Something I’ve noticed over the years is that my dyspraxia affects me differently. It’s not the dyspraxia itself that changes – dyspraxia isn’t a condition that gets progressively worse or better – it’s the environment and the challenges that come with that environment.
For example, the school environment had a lot of structure to it. There would be a timetable which I could go through to plan exactly what books I would need to take in that day. At that age there wasn’t very much outside of school that I needed to be organised about. This meant that I came across as being quite organised – this was something teachers would even point out in parents’ evenings etc. I would always remember the books I needed to take in that day. I think there were only one or two occasions where I forgot my planner or pencil case! Yet now organisation is something I really struggle with!
There’s so many more things to think about now that don’t have a structure to them, whether it’s making a phone call or replying to an email. I know I should make use of reminders on my phone more, but often I find I forget to set a reminder in the first place!
Whilst I was in primary school I would notice that I was the last one to finish the race on sports day, but I wouldn’t notice how I struggled socially. As you get older you tend to become more self-aware of how your dyspraxia affects you, I think that’s the same for any disability. It can seem as though you’re struggling with more – sometimes I think “I don’t remember finding this difficult when I was younger”, but in fact it’s that when I was younger I didn’t realise I did certain things differently to my peers. I didn’t really understand how dyspraxia affects me in social situations until I was in secondary school.
Perhaps this self-awareness could be part of the reason why many people aren’t diagnosed with dyspraxia until they are much older (although I still think one of the main reasons is due to lack of awareness). Another reason could be education. It’s been mentioned to me that lots of people don’t realise how their dyspraxia affects them until further up in education when it gets more challenging and they realise how it affects their working memory, thought processing etc. This could make sense as to why many people are diagnosed as being dyspraxic whilst studying at university. Personally, although I was diagnosed as dyspraxic at an early age I didn’t really fully understand how it affected me academically until I was doing my GCSE’s.

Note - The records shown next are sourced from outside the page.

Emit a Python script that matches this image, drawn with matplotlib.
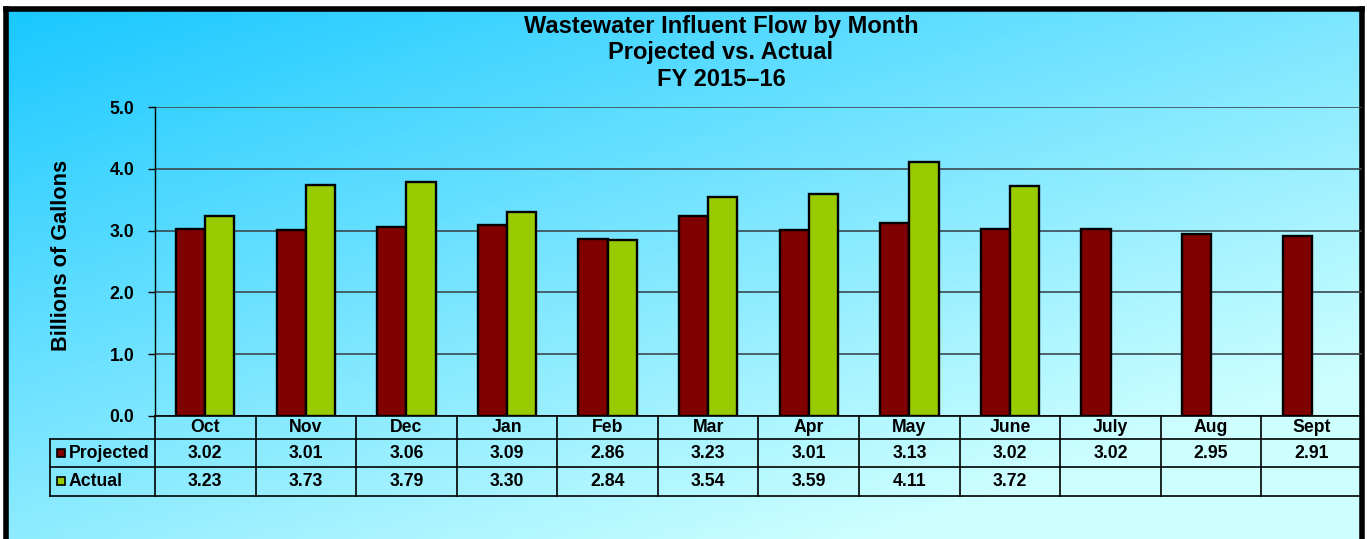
import matplotlib.pyplot as plt
import matplotlib.transforms as mtransforms
import numpy as np

plt.rcParams['font.family'] = ['Liberation Sans', 'DejaVu Sans']
plt.rcParams['font.weight'] = 'bold'

months = ['Oct', 'Nov', 'Dec', 'Jan', 'Feb', 'Mar', 'Apr', 'May', 'June', 'July', 'Aug', 'Sept']
projected = [3.02, 3.01, 3.06, 3.09, 2.86, 3.23, 3.01, 3.13, 3.02, 3.02, 2.95, 2.91]
actual = [3.23, 3.73, 3.79, 3.30, 2.84, 3.54, 3.59, 4.11, 3.72]
yticks = [0.0, 1.0, 2.0, 3.0, 4.0, 5.0]
title = 'Wastewater Influent Flow by Month\nProjected vs. Actual\nFY 2015\u201316'

c_proj = '#800000'
c_act = '#99cc00'

W, H = 1367, 539
fs = 12.7


def fx(px):
    return px / W


def fy(py):
    return 1 - py / H


fig = plt.figure(figsize=(W / 100, H / 100), dpi=100)
fig.patch.set_facecolor('white')

# gradient background with black frame
bg = fig.add_axes([fx(6), 0, fx(1362) - fx(6), fy(9)])
xx, yy = np.meshgrid(np.linspace(0, 1, 200), np.linspace(0, 1, 100))
t = np.clip(0.55 * xx + 0.65 * yy, 0, 1)
c0 = np.array([25, 200, 255]) / 255
c1 = np.array([205, 255, 255]) / 255
img = c0[None, None, :] * (1 - t[..., None]) + c1[None, None, :] * t[..., None]
bg.imshow(img, aspect='auto', extent=[0, 1, 1, 0])
bg.set_xticks([])
bg.set_yticks([])
for s in ['left', 'top', 'right']:
    bg.spines[s].set_linewidth(4)
    bg.spines[s].set_color('black')
bg.spines['bottom'].set_visible(False)

ax = fig.add_axes([fx(155), fy(416), fx(1362) - fx(155), fy(107) - fy(416)])
ax.patch.set_alpha(0)
x = np.arange(len(months))
bw = 0.29
ax.bar(x - bw / 2, projected, bw, color=c_proj, edgecolor='black', linewidth=1.7, zorder=3)
ax.bar(x[:len(actual)] + bw / 2, actual, bw, color=c_act, edgecolor='black', linewidth=1.7, zorder=3)
ax.set_xlim(-0.5, len(months) - 0.5)
ax.set_ylim(0, 5)
ax.set_yticks(yticks)
ax.set_yticklabels(['%.1f' % v for v in yticks], fontsize=fs, fontweight='bold')
ax.tick_params(axis='y', length=5, width=1, pad=10)
ax.set_xticks([])
ax.grid(axis='y', color='#3a4a50', linewidth=1.2, zorder=0)
for s in ['top', 'right']:
    ax.spines[s].set_visible(False)
ax.spines['left'].set_linewidth(1)
ax.spines['bottom'].set_linewidth(1.2)
ax.set_ylabel('Billions of Gallons', fontsize=15.7, fontweight='bold')
ax.yaxis.set_label_coords(-0.069, 0.521)

fig.text(fx(721), fy(53), title, ha='center', va='center', fontsize=17,
         fontweight='bold', linespacing=1.18)

# data table
tr = mtransforms.blended_transform_factory(ax.transData, fig.transFigure)
tf = fig.transFigure
lc = 'black'
for r in [439, 467, 496]:
    fig.add_artist(plt.Line2D([fx(50), fx(1362)], [fy(r), fy(r)], color=lc, lw=1.2, transform=tf))
fig.add_artist(plt.Line2D([fx(50), fx(50)], [fy(439), fy(496)], color=lc, lw=1.2, transform=tf))
for b in np.arange(len(months)) - 0.5:
    fig.add_artist(plt.Line2D([b, b], [fy(416), fy(496)], color=lc, lw=1.2, transform=tr))

for i, m in enumerate(months):
    fig.text(i, fy(428), m, transform=tr, ha='center', va='center', fontsize=fs, fontweight='bold')
    fig.text(i, fy(453), '%.2f' % projected[i], transform=tr, ha='center', va='center',
             fontsize=fs, fontweight='bold')
    if i < len(actual):
        fig.text(i, fy(481), '%.2f' % actual[i], transform=tr, ha='center', va='center',
                 fontsize=fs, fontweight='bold')

for lbl, col, r in [('Projected', c_proj, 453), ('Actual', c_act, 481)]:
    fig.add_artist(plt.Rectangle((fx(57), fy(r + 4)), fx(8), fy(r - 4) - fy(r + 4),
                                 facecolor=col, edgecolor='black', lw=1.2, transform=tf))
    fig.text(fx(69), fy(r), lbl, ha='left', va='center', fontsize=fs, fontweight='bold')

fig.savefig('out.png', dpi=100)
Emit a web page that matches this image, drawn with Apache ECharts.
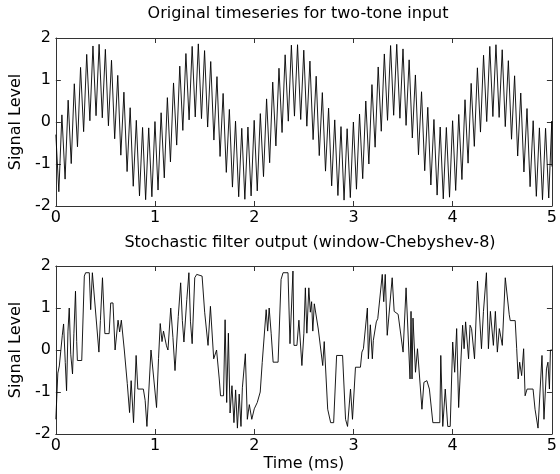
<!DOCTYPE html>
<html><head><meta charset="utf-8">
<script src="https://cdn.jsdelivr.net/npm/echarts@6/dist/echarts.min.js"></script>
<style>html,body{margin:0;padding:0;background:#fff}#c{width:560px;height:474px}</style>
</head><body><div id="c"></div>
<script>
// ---------- data ----------
const xTicks = [0, 1, 2, 3, 4, 5];
const yTicks = [-2, -1, 0, 1, 2];
const topTitle = 'Original timeseries for two-tone input';
const bottomTitle = 'Stochastic filter output (window-Chebyshev-8)';
const yLabel = 'Signal Level';
const xLabel = 'Time (ms)';

// original two-tone input (sample times in ms, values)
const topTime = [0,
 0.03,0.061,0.093,0.124,0.155,0.186,0.218,0.249,0.28,0.311,0.343,0.374,0.405,0.436,0.468,0.499,0.53,0.561,0.593,0.624,0.655,0.686,0.718,0.749,0.78,0.811,0.843,0.874,0.905,0.936,0.968,0.999,
 1.03,1.061,1.093,1.124,1.155,1.186,1.218,1.249,1.28,1.311,1.343,1.374,1.405,1.436,1.468,1.499,1.53,1.561,1.593,1.624,1.655,1.686,1.718,1.749,1.78,1.811,1.843,1.874,1.905,1.936,1.968,1.999,
 2.03,2.061,2.093,2.124,2.155,2.186,2.218,2.249,2.28,2.311,2.343,2.374,2.405,2.436,2.468,2.499,2.53,2.561,2.593,2.624,2.655,2.686,2.718,2.749,2.78,2.811,2.843,2.874,2.905,2.936,2.968,2.999,
 3.03,3.061,3.093,3.124,3.155,3.186,3.218,3.249,3.28,3.311,3.343,3.374,3.405,3.436,3.468,3.499,3.53,3.561,3.593,3.624,3.655,3.686,3.718,3.749,3.78,3.811,3.843,3.874,3.905,3.936,3.968,3.999,
 4.03,4.061,4.093,4.124,4.155,4.186,4.218,4.249,4.28,4.311,4.343,4.374,4.405,4.436,4.468,4.499,4.53,4.561,4.593,4.624,4.655,4.686,4.718,4.749,4.78,4.811,4.843,4.874,4.905,4.936,4.968,4.999,
 5];
const topSignal = [-0.3,
 -1.66,0.17,-1.36,0.52,-0.99,0.91,-0.59,1.30,-0.23,1.61,0.03,1.81,0.15,1.85,0.10,1.73,-0.09,1.47,-0.40,1.11,-0.79,0.71,-1.18,0.34,-1.53,0.04,-1.76,-0.13,-1.85,-0.14,-1.78,0.01,
 -1.62,0.22,-1.33,0.58,-0.95,0.93,-0.55,1.33,-0.20,1.63,0.05,1.80,0.12,1.86,0.08,1.70,-0.12,1.44,-0.43,1.08,-0.82,0.68,-1.20,0.30,-1.55,0.02,-1.78,-0.15,-1.84,-0.12,-1.76,0.04,
 -1.64,0.20,-1.30,0.55,-0.97,0.95,-0.57,1.28,-0.25,1.60,0.02,1.83,0.14,1.84,0.06,1.71,-0.10,1.45,-0.42,1.09,-0.80,0.70,-1.17,0.33,-1.52,0.05,-1.75,-0.11,-1.86,-0.16,-1.80,0.00,
 -1.60,0.19,-1.35,0.50,-1.00,0.89,-0.60,1.31,-0.22,1.62,0.04,1.82,0.16,1.85,0.09,1.74,-0.08,1.48,-0.38,1.12,-0.78,0.72,-1.16,0.35,-1.50,0.06,-1.74,-0.12,-1.83,-0.13,-1.79,0.03,
 -1.63,0.18,-1.37,0.53,-0.98,0.92,-0.58,1.29,-0.24,1.59,0.01,1.80,0.13,1.84,0.11,1.72,-0.11,1.46,-0.41,1.10,-0.81,0.69,-1.19,0.32,-1.54,0.03,-1.77,-0.14,-1.85,-0.15,-1.81,0.02,
 -1.06];

// stochastic filter output (times in ms, values)
const botTime = [
 0,0.02,0.035,0.05,0.065,0.078,0.095,0.108,0.122,0.135,
 0.15,0.168,0.182,0.198,0.21,0.217,0.261,0.287,0.3,0.337,
 0.351,0.368,0.387,0.434,0.449,0.47,0.494,0.537,0.553,0.576,
 0.597,0.627,0.643,0.66,0.69,0.72,0.743,0.759,0.783,0.809,
 0.826,0.882,0.9,0.918,0.93,0.959,0.975,1.015,1.035,1.052,
 1.07,1.085,1.115,1.13,1.158,1.18,1.201,1.234,1.258,1.275,
 1.291,1.32,1.341,1.357,1.374,1.4,1.42,1.474,1.5,1.534,
 1.558,1.591,1.62,1.647,1.66,1.69,1.706,1.722,1.739,1.756,
 1.775,1.795,1.812,1.83,1.848,1.866,1.88,1.91,1.93,1.95,
 1.975,2,2.03,2.06,2.08,2.12,2.135,2.15,2.17,2.19,
 2.24,2.27,2.29,2.34,2.36,2.39,2.4,2.43,2.45,2.48,
 2.5,2.515,2.53,2.55,2.565,2.578,2.59,2.605,2.625,2.645,
 2.69,2.705,2.74,2.77,2.8,2.83,2.89,2.92,2.94,2.97,
 2.99,3.02,3.07,3.085,3.1,3.14,3.15,3.17,3.19,3.2,
 3.23,3.245,3.29,3.305,3.32,3.34,3.39,3.41,3.45,3.5,
 3.53,3.57,3.58,3.59,3.6,3.625,3.645,3.69,3.71,3.74,
 3.765,3.8,3.87,3.88,3.9,3.925,3.95,3.975,4,4.02,
 4.04,4.06,4.1,4.115,4.13,4.16,4.175,4.19,4.22,4.25,
 4.27,4.29,4.31,4.34,4.36,4.38,4.41,4.43,4.45,4.47,
 4.5,4.53,4.57,4.58,4.63,4.645,4.66,4.675,4.695,4.715,
 4.73,4.75,4.81,4.83,4.86,4.88,4.9,4.92,4.945,4.96,
 4.975,4.985,5];
const botSignal = [
 -1.65,-0.55,-0.38,-0.35,0.35,0.62,-0.30,-0.97,0.45,1.00,
 -0.10,-0.57,0.40,1.40,0.20,-0.25,-0.25,1.76,1.84,1.84,
 0.96,1.84,1.84,-0.05,0.70,1.72,0.39,0.39,1.12,1.12,
 0.00,0.71,0.43,0.71,0.00,-0.80,-1.49,-0.73,-1.73,-0.13,
 -0.93,-0.93,-1.20,-1.82,-1.82,0.00,0.00,-1.37,-0.20,0.63,
 0.20,0.45,0.10,0.00,1.00,0.30,-0.49,0.80,1.60,0.70,
 0.19,1.20,1.84,0.67,0.15,1.72,1.80,1.76,0.90,0.11,
 1.04,-0.21,0.00,-0.69,-1.09,-1.09,0.72,-1.25,0.40,-1.50,
 -0.85,-1.73,-0.95,-1.86,-1.05,-1.82,-0.90,-0.09,-1.65,-1.30,
 -1.65,-1.40,-1.25,-1.00,-0.30,0.96,0.45,1.00,0.40,-0.29,
 -0.29,1.68,1.84,1.84,0.15,1.88,0.11,0.11,0.71,-0.37,
 0.40,1.48,0.40,1.48,0.90,1.15,0.45,1.10,1.10,0.50,
 -0.37,0.20,-1.41,-1.73,-1.73,-0.13,-0.13,-1.65,-1.82,-0.93,
 -1.65,-0.41,-0.41,-0.05,0.03,1.00,-0.21,0.60,-0.21,0.23,
 0.67,0.75,1.80,1.15,1.80,0.35,1.72,0.92,0.85,-0.05,
 1.48,-0.69,0.92,-0.69,0.76,-0.53,0.03,-1.41,-0.77,-0.73,
 -0.93,-1.73,-1.73,-0.13,-1.82,-0.93,-1.82,-1.82,0.19,-0.53,
 0.51,-1.37,0.59,0.03,0.67,-0.21,0.59,0.51,-0.21,1.64,
 1.68,0.03,0.92,1.84,0.03,0.92,0.11,0.92,-0.05,0.51,
 0.11,1.72,0.84,0.70,0.70,0.03,-0.69,-0.29,-0.61,0.03,
 -1.09,-0.93,-0.93,-1.41,-1.86,-1.86,-0.13,-1.65,-0.45,-0.29,
 -0.93,0.00,0.00];

// ---------- chart ----------
const FONT = '"DejaVu Sans", sans-serif';
const INK = '#000';
const AXIS = '#333';
const chart = echarts.init(document.getElementById('c'), null, {renderer: 'canvas'});

const xMin = xTicks[0], xMax = xTicks[xTicks.length - 1], xStep = xTicks[1] - xTicks[0];
const yMin = yTicks[0], yMax = yTicks[yTicks.length - 1], yStep = yTicks[1] - yTicks[0];
const axLine = {show: true, onZero: false, lineStyle: {color: AXIS, width: 1}};
const axTick = {show: true, inside: true, length: 5, lineStyle: {color: AXIS, width: 1}};
const lblStyle = {fontFamily: FONT, fontSize: 16, color: INK};

const grids = [
  {left: 55, top: 38, width: 501, height: 168},
  {left: 55, top: 266, width: 501, height: 168}
];
const xAxes = [], yAxes = [];
grids.forEach((g, gi) => {
  xAxes.push({gridIndex: gi, type: 'value', min: xMin, max: xMax, interval: xStep, position: 'bottom',
    axisLine: axLine, axisTick: axTick, splitLine: {show: false},
    axisLabel: Object.assign({margin: 4}, lblStyle),
    name: gi === 1 ? xLabel : '', nameLocation: 'middle', nameGap: 22,
    nameTextStyle: lblStyle});
  xAxes.push({gridIndex: gi, type: 'value', min: xMin, max: xMax, interval: xStep, position: 'top',
    axisLine: axLine, axisTick: axTick, splitLine: {show: false}, axisLabel: {show: false}});
  yAxes.push({gridIndex: gi, type: 'value', min: yMin, max: yMax, interval: yStep, position: 'left',
    axisLine: axLine, axisTick: axTick, splitLine: {show: false},
    axisLabel: Object.assign({margin: 5}, lblStyle),
    name: yLabel, nameLocation: 'middle', nameGap: 25, nameRotate: 90,
    nameTextStyle: lblStyle});
  yAxes.push({gridIndex: gi, type: 'value', min: yMin, max: yMax, interval: yStep, position: 'right',
    axisLine: axLine, axisTick: axTick, splitLine: {show: false}, axisLabel: {show: false}});
});

chart.setOption({
  animation: false,
  backgroundColor: '#fff',
  grid: grids,
  xAxis: xAxes,
  yAxis: yAxes,
  graphic: [
    {type: 'text', x: 298, y: 14, style: {text: topTitle, font: '16px ' + FONT, fill: INK, textAlign: 'center', textVerticalAlign: 'middle'}},
    {type: 'text', x: 310, y: 243, style: {text: bottomTitle, font: '16px ' + FONT, fill: INK, textAlign: 'center', textVerticalAlign: 'middle'}}
  ],
  series: [
    {type: 'line', xAxisIndex: 0, yAxisIndex: 0, showSymbol: false, symbol: 'none',
      lineStyle: {color: INK, width: 0.9}, data: topTime.map((t, i) => [t, topSignal[i]])},
    {type: 'line', xAxisIndex: 2, yAxisIndex: 2, showSymbol: false, symbol: 'none',
      lineStyle: {color: INK, width: 0.9}, data: botTime.map((t, i) => [t, botSignal[i]])}
  ]
});
</script></body></html>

One example I remember was in school in year nine when I started using a laptop in lessons. Someone asked me why I used a laptop and I explained why and they were confused as I didn’t use one in year seven or eight. It wasn’t that my dyspraxia had suddenly got worse, it was because in the lower years we did less writing. So, yes, I still struggled with my hand-writing before, but as the volume of writing required got bigger it was something I struggled with even more, finding it harder to keep up.
Whilst the academic subjects get harder as the years go on, physical subjects like P.E. stop when you get to the end of year 11 (unless you take it as a further option). This means that you’re not compared to your peers so much in terms of your physical ability, so you’re not reminded of the fact that you find it difficult to catch a ball, for example. For this reason you may not notice the gross motor affects of dyspraxia so much anymore.
Dyspraxia is not something you ever grow out of – dyspraxic children grow up to become dyspraxic adults, but over time there may be certain coping strategies you develop to help with certain things. This might mean you don’t notice certain difficulties as much. An example is shoe laces. I used to struggle with my laces, but now I use laces with a magnetic closure. So although I know that I do find shoe laces difficult, I don’t necessarily experience that difficulty now.
However, as you get older there are different challenges that arise as you start to become more independent – things like making phone calls. Something else that I’ve noticed as I’ve got older is how a lot of things that are involved with being independent seem to come so much more easily to others. I’ll often find myself asking others how to do things that other people seem to know how to do straight away.
In addition to the long-term differences, there are also differences from day to day. Although earlier I said that dyspraxia itself never changes, there are some days that can be ‘typical dyspraxic days’ where everything seems to happen 10x more than normal – constantly tripping over, dropping things, getting words muddled up. This can be made worse by being tired or stressed.
Dyspraxia is never something that can be grown out of, it will always be there, but it comes with different challenges over time.